Opinion: The Solution to Gerrymandering

Hint: The courts aren't coming to the rescue
Robinson Bradshaw & Hinson

It’s no real surprise that the N.C. Supreme Court yesterday upheld the state's legislative and congressional districts, the product of a 2011 effort by a newly GOP-dominated General Assembly that has swung the balance of legislative power to the Republicans for at least the rest of the decade, probably longer.

District lines are nearly impossible to successfully challenge in court on racial grounds, as this one was, because plaintiffs have to prove race was the “predominant motive” for drawing the district lines where they are—an extremely high standard of proof. So the case moves on to the U.S. Supreme Court. But I wouldn’t expect a different outcome there.

It’s all gloom in the short term. In the long, there may be a little more hope. A growing number of states are beginning to follow the lead of California, which established a 14-member, bipartisan redistricting commission in 2008. The idea is gaining support among voters in such states as Illinois, Maryland, and Michigan, and it’s achieved a victory in Ohio, where a referendum to establish a redistricting commission won last month with 71 percent of the vote.

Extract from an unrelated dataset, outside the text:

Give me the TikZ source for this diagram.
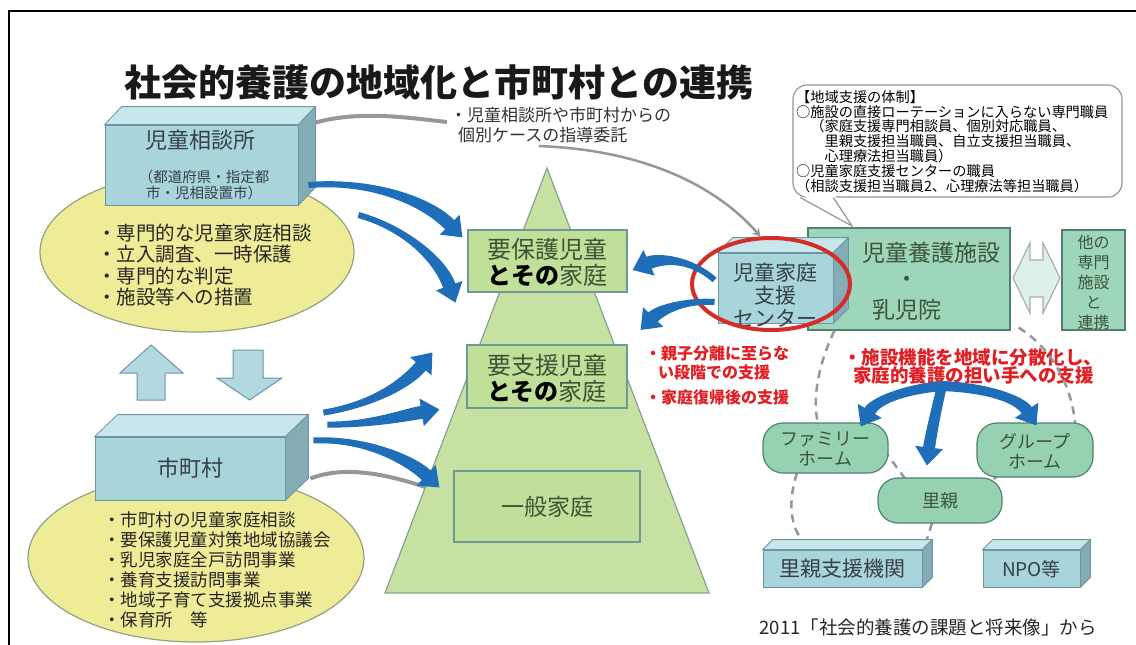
\documentclass[tikz,border=0pt]{standalone}
\usepackage{fontspec}
\setmainfont{Noto Sans CJK JP}
\usetikzlibrary{arrows.meta,shapes.geometric,calc}
\definecolor{boxfront}{RGB}{168,212,220}
\definecolor{boxtop}{RGB}{200,231,236}
\definecolor{boxside}{RGB}{132,172,182}
\definecolor{boxline}{RGB}{110,150,160}
\definecolor{yfill}{RGB}{238,236,150}
\definecolor{yline}{RGB}{150,160,130}
\definecolor{pyrfill}{RGB}{198,225,162}
\definecolor{pyrline}{RGB}{130,165,140}
\definecolor{pboxfill}{RGB}{192,223,152}
\definecolor{pboxline}{RGB}{112,152,150}
\definecolor{mint}{RGB}{158,214,188}
\definecolor{mintline}{RGB}{80,130,110}
\definecolor{homefill}{RGB}{150,210,178}
\definecolor{arblue}{RGB}{30,110,185}
\definecolor{redtxt}{RGB}{225,30,35}
\definecolor{ringred}{RGB}{212,45,40}
\definecolor{grayln}{RGB}{145,152,158}
\definecolor{txtgreen}{RGB}{60,85,55}
\definecolor{txtdark}{RGB}{55,65,70}
\definecolor{udfill}{RGB}{178,216,226}
\newcommand\fsz[2]{\fontsize{#1}{#2}\selectfont}
\newcommand\boxfaces[3]{%
  \draw[boxline,line width=0.8pt,fill=boxtop] (#1.north west) -- ++(#2,-#3) -- ($(#1.north east)+(#2,-#3)$) -- (#1.north east) -- cycle;
  \draw[boxline,line width=0.8pt,fill=boxside] (#1.north east) -- ++(#2,-#3) -- ($(#1.south east)+(#2,-#3)$) -- (#1.south east) -- cycle;}
% tapered arrow: #1 start, #2 ctrl1, #3 ctrl2, #4 tip, #5 start half width, #6 end half width
\newcommand\taparrow[6]{%
  \coordinate (tB) at ($(#4)!18pt!(#3)$);
  \fill[arblue] ($(#1)!#5pt!90:(#2)$) .. controls ($(#2)!#5pt!-90:(#1)$) and ($(#3)!#6pt!90:(tB)$) .. ($(tB)!#6pt!-90:(#3)$)
    -- ($(tB)!14pt!-90:(#3)$) -- (#4) -- ($(tB)!14pt!90:(#3)$) -- ($(tB)!#6pt!90:(#3)$)
    .. controls ($(#3)!#6pt!-90:(tB)$) and ($(#2)!#5pt!90:(#1)$) .. ($(#1)!#5pt!-90:(#2)$) -- cycle;}
\begin{document}
\begin{tikzpicture}[x=1pt,y=-1pt,
  frontbox/.style={draw=boxline,fill=boxfront,line width=0.8pt,inner sep=0pt},
  pyrbox/.style={draw=pboxline,fill=pboxfill,line width=1.2pt,inner sep=0pt},
  homebox/.style={draw=mintline,fill=homefill,line width=1.2pt,rounded corners=20pt,inner sep=0pt},
  yell/.style={ellipse,draw=yline,fill=yfill,line width=1.2pt,inner sep=0pt},
  gline/.style={draw=grayln,line width=4pt},
  dsh/.style={draw=grayln,line width=2.5pt,dash pattern=on 8pt off 6pt},
  udarr/.style={draw=boxline,fill=udfill,line width=1pt},
  txt/.style={inner sep=0pt,text=txtdark},
  redt/.style={inner sep=0pt,text=redtxt,font=\bfseries\fsz{16}{18}}]
\useasboundingbox (0,0) rectangle (1136,645);
\fill[white] (0,0) rectangle (1136,645);
\draw[line width=2pt,black] (9,645) -- (9,11) -- (1136,11);

% yellow ellipses
\node[yell,minimum width=314pt,minimum height=160pt] (e1) at (197,252) {};
\node[yell,minimum width=336pt,minimum height=168pt] (e2) at (196,558) {};

% box 1
\node[frontbox,minimum width=193pt,minimum height=80pt] (jido) at (201.5,165) {};
\boxfaces{jido}{17}{18}
\node[txt,font=\fsz{22}{24}] (jidoT) at (200,140) {児童相談所};
\node[txt,font=\fsz{14.5}{16},align=center] (jidoS) at (204,185) {（都道府県・指定都\\市・児相設置市）};
\node[txt,anchor=west,align=left,font=\fsz{19.5}{21.3},text=black!85] (e1T) at (97,265) {・専門的な児童家庭相談\\・立入調査、一時保護\\・専門的な判定\\・施設等への措置};

% up/down arrows
\draw[udarr] (137,400) -- (137,373) -- (120,373) -- (151,345) -- (183,373) -- (165,373) -- (165,400) -- cycle;
\draw[udarr] (233,350) -- (263,350) -- (263,378) -- (282,378) -- (249.5,400) -- (217,378) -- (233,378) -- cycle;

% box 2
\node[frontbox,minimum width=190pt,minimum height=63pt] (shi) at (190,468.5) {};
\boxfaces{shi}{23}{22}
\node[txt,font=\fsz{22}{24}] (shiT) at (190,468) {市町村};
\node[txt,anchor=west,align=left,font=\fsz{17.5}{20},text=black!85] (e2T) at (103,570) {・市町村の児童家庭相談\\・要保護児童対策地域協議会\\・乳児家庭全戸訪問事業\\・養育支援訪問事業\\・地域子育て支援拠点事業\\・保育所　等};

% note text
\node[txt,anchor=west,font=\fsz{17}{19},text=black!80] (note1) at (450,115) {・児童相談所や市町村からの};
\node[txt,anchor=west,font=\fsz{17}{19},text=black!80] (note2) at (458,135) {個別ケースの指導委託};

% gray lines
\draw[gline] ($(jido.north east)+(17,-2)$) .. controls (360,110) and (410,118) .. ($(note1.west)+(-3,7)$);
\draw[gline] ($(shi.east)+(25,10)$) .. controls (350,463) and (400,478) .. (440,492);

% pyramid
\draw[draw=pyrline,fill=pyrfill,line width=1.2pt] (547,168) -- (709,593) -- (385,593) -- cycle;
\node[pyrbox,minimum width=159pt,minimum height=62pt] (yh) at (547.5,261) {};
\node[inner sep=0pt,text=txtgreen,font=\fsz{24}{26},align=center] (yhT) at (547.5,262) {要保護児童\\{\bfseries\color{black}とその}家庭};
\node[pyrbox,minimum width=160pt,minimum height=63pt] (ys) at (547,376.5) {};
\node[inner sep=0pt,text=txtgreen,font=\fsz{24}{26},align=center] (ysT) at (547,378) {要支援児童\\{\bfseries\color{black}とその}家庭};
\node[pyrbox,minimum width=186pt,minimum height=71pt] (ip) at (547,506.5) {};
\node[inner sep=0pt,text=txtgreen,font=\fsz{23}{25}] (ipT) at (547,507) {一般家庭};

% blue arrows left
\coordinate (a0) at ($(jido.east)+(10,20)$);
\coordinate (a1) at ($(yh.north west)+(-5,8)$);
\taparrow{a0}{370,180}{425,200}{a1}{3}{6.5}
\coordinate (b0) at ($(jido.east)+(60,50)$);
\coordinate (b1) at ($(yh.south west)+(-12,10)$);
\taparrow{b0}{405,228}{440,260}{b1}{3}{6.5}
\coordinate (c0) at ($(shi.north east)+(38,-24)$);
\coordinate (c1) at ($(ys.west)+(-34,-24)$);
\taparrow{c0}{370,405}{405,385}{c1}{3}{6.5}
\coordinate (d0) at ($(shi.north east)+(42,-12)$);
\coordinate (d1) at ($(ys.west)+(-27,33)$);
\taparrow{d0}{370,425}{405,415}{d1}{3}{6.5}
\coordinate (f0) at ($(shi.east)+(28,-28)$);
\coordinate (f1) at ($(ip.west)+(-14,-19)$);
\taparrow{f0}{365,438}{410,460}{f1}{3}{6.5}

% facility boxes
\node[draw=mintline,fill=mint,line width=1.2pt,minimum width=202pt,minimum height=102pt,inner sep=0pt] (yogo) at (909,279) {};
\node[inner sep=0pt,text=txtgreen,font=\fsz{23}{25}] (yogoT1) at (931,253) {児童養護施設};
\node[inner sep=0pt,text=txtgreen,font=\fsz{23}{25}] (yogoT2) at (907,282) {・};
\node[inner sep=0pt,text=txtgreen,font=\fsz{23}{25}] (yogoT3) at (907,310) {乳児院};
\node[frontbox,minimum width=115pt,minimum height=70pt] (ctr) at (775.5,288) {};
\boxfaces{ctr}{15}{15}
\node[txt,align=center,font=\fsz{21}{23}] (ctrT) at (775.5,295) {児童家庭\\支援\\センター};
\node[ellipse,draw=ringred,line width=4pt,minimum width=158pt,minimum height=92pt,inner sep=0pt] (ring) at (771,284) {};
\draw[draw=grayln!80,fill=mint!35,line width=1.2pt] (1013,278) -- (1030,243) -- (1030,260) -- (1043,260) -- (1043,243) -- (1060,278) -- (1043,313) -- (1043,297) -- (1030,297) -- (1030,313) -- cycle;
\node[draw=mintline,fill=mint,line width=1.2pt,minimum width=63pt,minimum height=100pt,inner sep=0pt] (other) at (1093.5,280) {};
\node[inner sep=0pt,text=txtgreen,font=\fsz{16}{20},align=center] (otherT) at (1093.5,282) {他の\\専門\\施設\\と\\連携};

% callout
\node[draw=grayln,fill=white,line width=1.2pt,rounded corners=14pt,minimum width=329pt,minimum height=112pt,inner sep=0pt] (call) at (957.5,141) {};
\fill[white] (801,194) -- (834,194) -- (852,226) -- cycle;
\draw[grayln,line width=1.2pt] ($(call.south west)+(8,0)$) -- (852,226) -- ($(call.south west)+(41,0)$);
\node[anchor=north west,inner sep=0pt,align=left,font=\fsz{14.2}{14.8},text=black] (callT) at (796,90) {【地域支援の体制】\\○施設の直接ローテーションに入らない専門職員\\　（家庭支援専門相談員、個別対応職員、\\　　里親支援担当職員、自立支援担当職員、\\　　心理療法担当職員）\\○児童家庭支援センターの職員\\（相談支援担当職員2、心理療法等担当職員）};

% gray line note -> center
\draw[draw=grayln,line width=2.5pt,-{Stealth[width=9pt,length=8pt]}] ($(note2.south)+(-4,3)$) .. controls (650,150) and (720,190) .. ($(ctr.north)+(-15,-16)$);

% right blue arrows
\coordinate (g0) at ($(ctr.west)+(-3,-8)$);
\coordinate (g1) at ($(yh.east)+(5,9)$);
\taparrow{g0}{690,258}{660,258}{g1}{3}{6.5}
\coordinate (h0) at ($(ctr.west)+(-3,14)$);
\coordinate (h1) at ($(yh.east)+(13,69)$);
\taparrow{h0}{685,300}{660,310}{h1}{3}{6.5}

% red texts
\node[redt,anchor=west] (r1) at (645,353) {・親子分離に至らな};
\node[redt,anchor=west] (r2) at (658,372) {い段階での支援};
\node[redt,anchor=west] (r3) at (645,397) {・家庭復帰後の支援};
\node[redt,anchor=west,font=\bfseries\fsz{18.5}{20}] (r4) at (843,357) {・施設機能を地域に分散化し、};
\node[redt,anchor=west,font=\bfseries\fsz{18.5}{20}] (r5) at (853,375) {家庭的養護の担い手への支援};

% homes and dashed links
\draw[dsh] ($(yogo.south west)+(27,0)$) .. controls (818,365) and (812,400) .. (818,423);
\draw[dsh] ($(yogo.south east)+(8,-3)$) .. controls (1055,350) and (1072,390) .. (1075,423);
\draw[dsh] (884,450) -- (906,480);
\draw[dsh] (1000,474) -- (990,482);
\draw[dsh] (797,473) .. controls (788,500) and (790,525) .. (802,540);
\draw[dsh] (932,523) -- (926,542);
\node[homebox,minimum width=125pt,minimum height=50pt] (fam) at (825.5,448) {};
\node[inner sep=0pt,text=txtgreen,font=\fsz{18}{20},align=center] (famT) at (825.5,449) {ファミリー\\ホーム};
\node[homebox,minimum width=116pt,minimum height=54pt] (grp) at (1035,450) {};
\node[inner sep=0pt,text=txtgreen,font=\fsz{18}{20},align=center] (grpT) at (1035,451) {グループ\\ホーム};
\node[homebox,minimum width=124pt,minimum height=45pt] (sato) at (940,500.5) {};
\node[inner sep=0pt,text=txtgreen,font=\fsz{18}{20}] (satoT) at (940,501) {里親};

\coordinate (fan) at (942,386);
\coordinate (k1) at ($(fam.north east)+(-28,4)$);
\coordinate (k2) at ($(sato.north)+(-13,-12)$);
\coordinate (k3) at ($(grp.north west)+(60,3)$);
\taparrow{fan}{900,390}{875,402}{k1}{5}{6}
\taparrow{fan}{936,410}{930,440}{k2}{5}{6}
\taparrow{fan}{990,388}{1020,400}{k3}{5}{6}

% bottom boxes
\node[frontbox,minimum width=159pt,minimum height=37pt] (sien) at (842.5,568.5) {};
\boxfaces{sien}{10}{10}
\node[txt,font=\fsz{21}{23}] (sienT) at (842.5,569) {里親支援機関};
\node[frontbox,minimum width=97pt,minimum height=37pt] (npo) at (1031.5,568.5) {};
\boxfaces{npo}{10}{10}
\node[txt,font=\fsz{19}{21}] (npoT) at (1031.5,569) {NPO等};

\node[inner sep=0pt,text=black!85,font=\fsz{18.5}{20}] (cap) at (928,627) {2011「社会的養護の課題と将来像」から};

% title
\node[inner sep=0pt,text=black!90,font=\bfseries\fsz{37}{40}] (title) at (439,82) {社会的養護の地域化と市町村との連携};
\end{tikzpicture}
\end{document}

In North Carolina, the advocacy group End Gerrymandering Now is trying to drum up support for a similar board, an idea that’s drawn the support of Democratic former Raleigh Mayor Charles Meeker and Republican former Charlotte Mayor Richard Vinroot. I spoke with Vinroot about this last year.

You know, we teach our children to play fair, and this is really sort of the grown-up version of playing fair. We wouldn’t sit at the dinner table and tell our children, “This is the way you play your games at school: Set up an unfair advantage for yourself, then have a competition, and you win because you’ve set up an unfair competition for yourself.” We would never preach that to our children, but we certainly practice it ourselves. And I don’t think we would ever sit around the dinner table and brag to our children about the way our legislative gerrymandering system works.

Well, perhaps Bob Rucho would. The Republican state senator from Matthews, who led the redistricting effort in the Senate in 2011 and who won’t run for re-election next year, stood firmly behind his lines yesterday. “We are pleased with the court’s decision, which validates these maps for a fourth time and once again makes clear the General Assembly protected the rights of voters and established voting boundaries that are fair and legal,” he said in a joint statement with Rep. David Lewis, his House counterpart.

No one ever accused Bob Rucho of lacking gall. It takes some real stones to, in effect, nullify the votes of some North Carolinians and amplify others and claim you’re protecting the rights of the voters. You can talk credibly about those rights when they apply equally to everyone.